### REQUIRED WORK
Set aside the pictures and output only the lines from the one containing "Write the React, TypeScript" up to and including the one containing "import * as".

# Start of STORED RECORDS

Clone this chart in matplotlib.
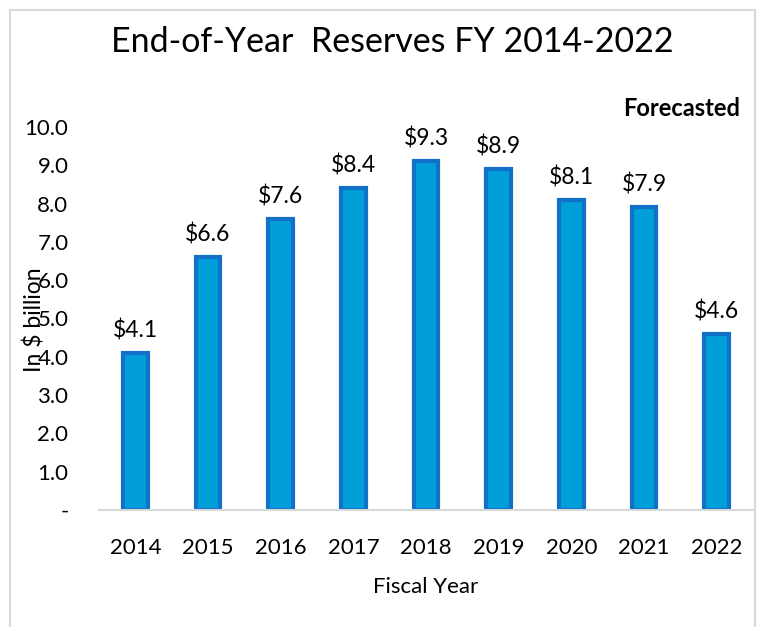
import numpy as np
from matplotlib import pyplot as plt
from matplotlib.patches import Rectangle

years = ['2014', '2015', '2016', '2017', '2018', '2019', '2020', '2021', '2022']
reserves = [4.1, 6.6, 7.6, 8.4, 9.1, 8.9, 8.1, 7.9, 4.6]   # bar heights as drawn
value_labels = ['$4.1', '$6.6', '$7.6', '$8.4', '$9.3', '$8.9', '$8.1', '$7.9', '$4.6']
yticks = [0, 1, 2, 3, 4, 5, 6, 7, 8, 9, 10]
ytick_labels = ['-'] + [f'{v:.1f}' for v in yticks[1:]]

plt.rcParams['font.family'] = ['Lato', 'DejaVu Sans']

fig = plt.figure(figsize=(7.65, 6.27), dpi=100)
# outer chart border
fig.patches.append(Rectangle((10/765, -0.1), 745/765, 1.1 - 10/627, transform=fig.transFigure,
                             fill=False, edgecolor='#D9D9D9', linewidth=1.5))

ax = fig.add_axes([99/765, 117/627, 654/765, 383/627])
x = np.arange(len(years))
bars = ax.bar(x, reserves, width=0.34, color='#019FDA', edgecolor='#1170C8', linewidth=3)

for xi, v, lab in zip(x, reserves, value_labels):
    ax.text(xi, v + 0.3, lab, ha='center', va='bottom', fontsize=16.5)

ax.set_xlim(-0.5, 8.5)
ax.set_ylim(0, 10)
ax.set_yticks(yticks)
ax.set_yticklabels(ytick_labels, fontsize=16)
ax.set_xticks(x)
ax.set_xticklabels(years, fontsize=16)
ax.tick_params(axis='y', length=0, pad=22)
ax.tick_params(axis='x', length=0, pad=20)
for s in ['top', 'right', 'left']:
    ax.spines[s].set_visible(False)
ax.spines['bottom'].set_color('#D9D9D9')
ax.spines['bottom'].set_linewidth(1.5)

ax.set_xlabel('Fiscal Year', fontsize=16, labelpad=14)
fig.text(35/765, 1 - 320/627, 'In $ billion', rotation=90, ha='center', va='center', fontsize=16.5)
fig.text(392/765, 1 - 42/627, 'End-of-Year  Reserves FY 2014-2022', ha='center', va='center', fontsize=24.5)
fig.text(740/765, 1 - 108/627, 'Forecasted', ha='right', va='center', fontsize=17, fontweight='bold')

plt.savefig('out.png', dpi=100)
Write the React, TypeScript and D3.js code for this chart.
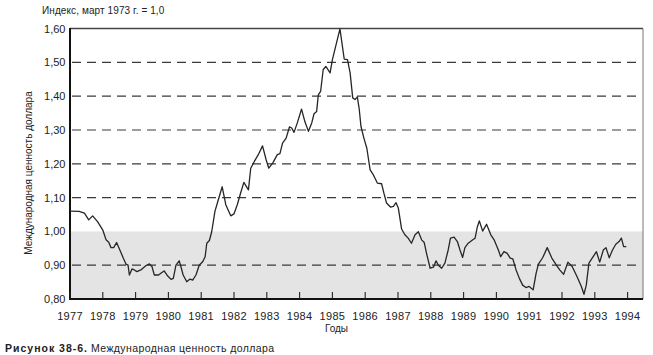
import React from "react";
import * as d3 from "d3";

const years: number[] = [
  1977.0, 1977.28, 1977.44, 1977.57, 1977.69, 1977.84, 1978.0, 1978.1, 1978.18, 1978.25,
  1978.33, 1978.42, 1978.52, 1978.63, 1978.71, 1978.77, 1978.81, 1978.89, 1978.96, 1979.04,
  1979.16, 1979.32, 1979.42, 1979.5, 1979.57, 1979.7, 1979.77, 1979.87, 1979.98, 1980.08,
  1980.15, 1980.23, 1980.33, 1980.38, 1980.45, 1980.56, 1980.66, 1980.74, 1980.84, 1980.94,
  1981.05, 1981.12, 1981.17, 1981.25, 1981.32, 1981.42, 1981.52, 1981.64, 1981.75, 1981.9,
  1982.0, 1982.1, 1982.2, 1982.3, 1982.44, 1982.51, 1982.62, 1982.74, 1982.87, 1982.98,
  1983.06, 1983.18, 1983.32, 1983.4, 1983.48, 1983.59, 1983.69, 1983.76, 1983.83, 1983.93,
  1984.06, 1984.16, 1984.27, 1984.37, 1984.44, 1984.52, 1984.57, 1984.64, 1984.72, 1984.8,
  1984.93, 1985.0, 1985.23, 1985.36, 1985.46, 1985.54, 1985.62, 1985.69, 1985.76, 1985.82,
  1985.87, 1985.96, 1986.05, 1986.15, 1986.25, 1986.37, 1986.5, 1986.57, 1986.65, 1986.77,
  1986.86, 1986.94, 1987.01, 1987.11, 1987.21, 1987.31, 1987.41, 1987.52, 1987.62, 1987.72,
  1987.8, 1987.87, 1987.98, 1988.08, 1988.16, 1988.23, 1988.33, 1988.43, 1988.53, 1988.6,
  1988.71, 1988.81, 1988.89, 1988.97, 1989.04, 1989.14, 1989.28, 1989.35, 1989.42, 1989.48,
  1989.58, 1989.7, 1989.83, 1989.93, 1990.06, 1990.13, 1990.23, 1990.33, 1990.42, 1990.5,
  1990.6, 1990.7, 1990.8, 1990.9, 1991.0, 1991.12, 1991.21, 1991.28, 1991.41, 1991.55,
  1991.69, 1991.83, 1991.93, 1992.05, 1992.18, 1992.31, 1992.46, 1992.59, 1992.67, 1992.74,
  1992.82, 1992.92, 1993.05, 1993.15, 1993.26, 1993.34, 1993.44, 1993.54, 1993.64, 1993.74,
  1993.81, 1993.88, 1993.96,
];

const dollarIndex: number[] = [
  1.06, 1.059, 1.054, 1.034, 1.046, 1.029, 1.004, 0.975, 0.968, 0.952,
  0.952, 0.967, 0.945, 0.92, 0.903, 0.9, 0.871, 0.889, 0.886, 0.881,
  0.886, 0.899, 0.904, 0.896, 0.871, 0.871, 0.876, 0.883, 0.868, 0.858,
  0.861, 0.9, 0.913, 0.896, 0.871, 0.851, 0.859, 0.856, 0.871, 0.9,
  0.911, 0.925, 0.965, 0.973, 0.999, 1.06, 1.093, 1.132, 1.079, 1.046,
  1.052, 1.079, 1.113, 1.145, 1.123, 1.187, 1.207, 1.227, 1.253, 1.212,
  1.187, 1.202, 1.227, 1.23, 1.261, 1.276, 1.309, 1.306, 1.293, 1.321,
  1.362, 1.325, 1.296, 1.321, 1.348, 1.355, 1.404, 1.414, 1.479, 1.488,
  1.469, 1.508, 1.599, 1.51, 1.508, 1.469, 1.395, 1.39, 1.398, 1.36,
  1.311, 1.276, 1.246, 1.182, 1.167, 1.143, 1.141, 1.113, 1.084, 1.072,
  1.074, 1.085, 1.069, 1.007, 0.99, 0.98, 0.965, 0.99, 0.999, 0.975,
  0.967, 0.935, 0.891, 0.894, 0.913, 0.9, 0.891, 0.906, 0.945, 0.98,
  0.983, 0.97, 0.945, 0.923, 0.952, 0.965, 0.975, 0.98, 1.014, 1.031,
  1.001, 1.021, 0.99, 0.975, 0.945, 0.925, 0.94, 0.935, 0.921, 0.919,
  0.886, 0.861, 0.841, 0.834, 0.837, 0.827, 0.876, 0.903, 0.922, 0.952,
  0.921, 0.9, 0.886, 0.873, 0.909, 0.896, 0.866, 0.837, 0.814, 0.841,
  0.906, 0.921, 0.94, 0.909, 0.945, 0.952, 0.922, 0.945, 0.962, 0.97,
  0.98, 0.955, 0.955,
];

const yearTicks: number[] = d3.range(1977, 1995);
const yTicks: number[] = [0.8, 0.9, 1.0, 1.1, 1.2, 1.3, 1.4, 1.5, 1.6];
const dashedLevels: number[] = [0.9, 1.1, 1.2, 1.3, 1.4, 1.5];

const headerText = "Индекс, март 1973 г. = 1,0";
const yTitle = "Международная ценность доллара";
const xTitle = "Годы";
const captionBold = "Рисунок 38-6.";
const captionText = "Международная ценность доллара";

const W = 653;
const H = 355;
const left = 70;
const right = 643;
const top = 28.6;
const bottom = 299;

export default function App() {
  const x = d3.scaleLinear().domain([1977, 1994.5]).range([left, left + 17.5 * 32.8]);
  const y = d3.scaleLinear().domain([0.8, 1.6]).range([bottom, top]);
  const pts: [number, number][] = years.map((yr, i) => [yr, dollarIndex[i]]);
  const line = d3
    .line<[number, number]>()
    .x((d) => x(d[0]))
    .y((d) => y(d[1]));
  const fmt = (v: number) => v.toFixed(2).replace(".", ",");
  const font = "Liberation Sans, Arial, sans-serif";

  return (
    <svg
      width={W}
      height={H}
      style={{ position: "absolute", left: 0, top: 0, background: "#fff" }}
      fontFamily={font}
    >
      <rect x={0} y={0} width={W} height={H} fill="#fff" />
      {/* shaded band 0.80-1.00 */}
      <rect
        x={left}
        y={y(1.0)}
        width={right - left}
        height={y(0.8) - y(1.0)}
        fill="#e4e4e4"
      />
      {/* dashed grid */}
      {dashedLevels.map((v) => (
        <line
          key={v}
          x1={left + 2}
          x2={right - 2}
          y1={y(v)}
          y2={y(v)}
          stroke="#3a3a3a"
          strokeWidth={1.2}
          strokeDasharray="9 6"
        />
      ))}
      {/* frame */}
      <line x1={left} x2={right} y1={top} y2={top} stroke="#444" strokeWidth={1.5} />
      <line x1={right} x2={right} y1={top} y2={bottom} stroke="#777" strokeWidth={1} />
      <line x1={left} x2={left} y1={top - 0.7} y2={bottom + 1} stroke="#111" strokeWidth={2} />
      <line x1={left - 1} x2={right} y1={bottom} y2={bottom} stroke="#111" strokeWidth={2} />
      {/* x ticks */}
      {yearTicks.map((t) => (
        <g key={t}>
          <line x1={x(t)} x2={x(t)} y1={bottom} y2={bottom - 7} stroke="#222" strokeWidth={1.1} />
          <text x={x(t)} y={320} textAnchor="middle" fontSize={11} fill="#222" letterSpacing={0.3}>
            {t}
          </text>
        </g>
      ))}
      {/* y labels */}
      {yTicks.map((v) => (
        <text
          key={v}
          x={65.5}
          y={y(v)}
          dy="0.36em"
          textAnchor="end"
          fontSize={11}
          fill="#222"
        >
          {fmt(v)}
        </text>
      ))}
      {/* series */}
      <path d={line(pts) || ""} fill="none" stroke="#262626" strokeWidth={1.3} strokeLinejoin="round" />
      {/* texts */}
      <text x={42} y={14} fontSize={10} fill="#222" letterSpacing={0.1}>
        {headerText}
      </text>
      <text
        transform={`translate(31.5,173) rotate(-90)`}
        textAnchor="middle"
        fontSize={10}
        fill="#222"
      >
        {yTitle}
      </text>
      <text x={336.5} y={332} textAnchor="middle" fontSize={10} fill="#222">
        {xTitle}
      </text>
      <text x={5} y={352} fontSize={10.5} fill="#222">
        <tspan fontWeight="bold" letterSpacing={1}>{captionBold}</tspan>
        <tspan dx={3} letterSpacing={0.4}>{captionText}</tspan>
      </text>
    </svg>
  );
}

# End of STORED RECORDS

### REPLY
Write the React, TypeScript and D3.js code for this chart.
import React from "react";
import * as d3 from "d3";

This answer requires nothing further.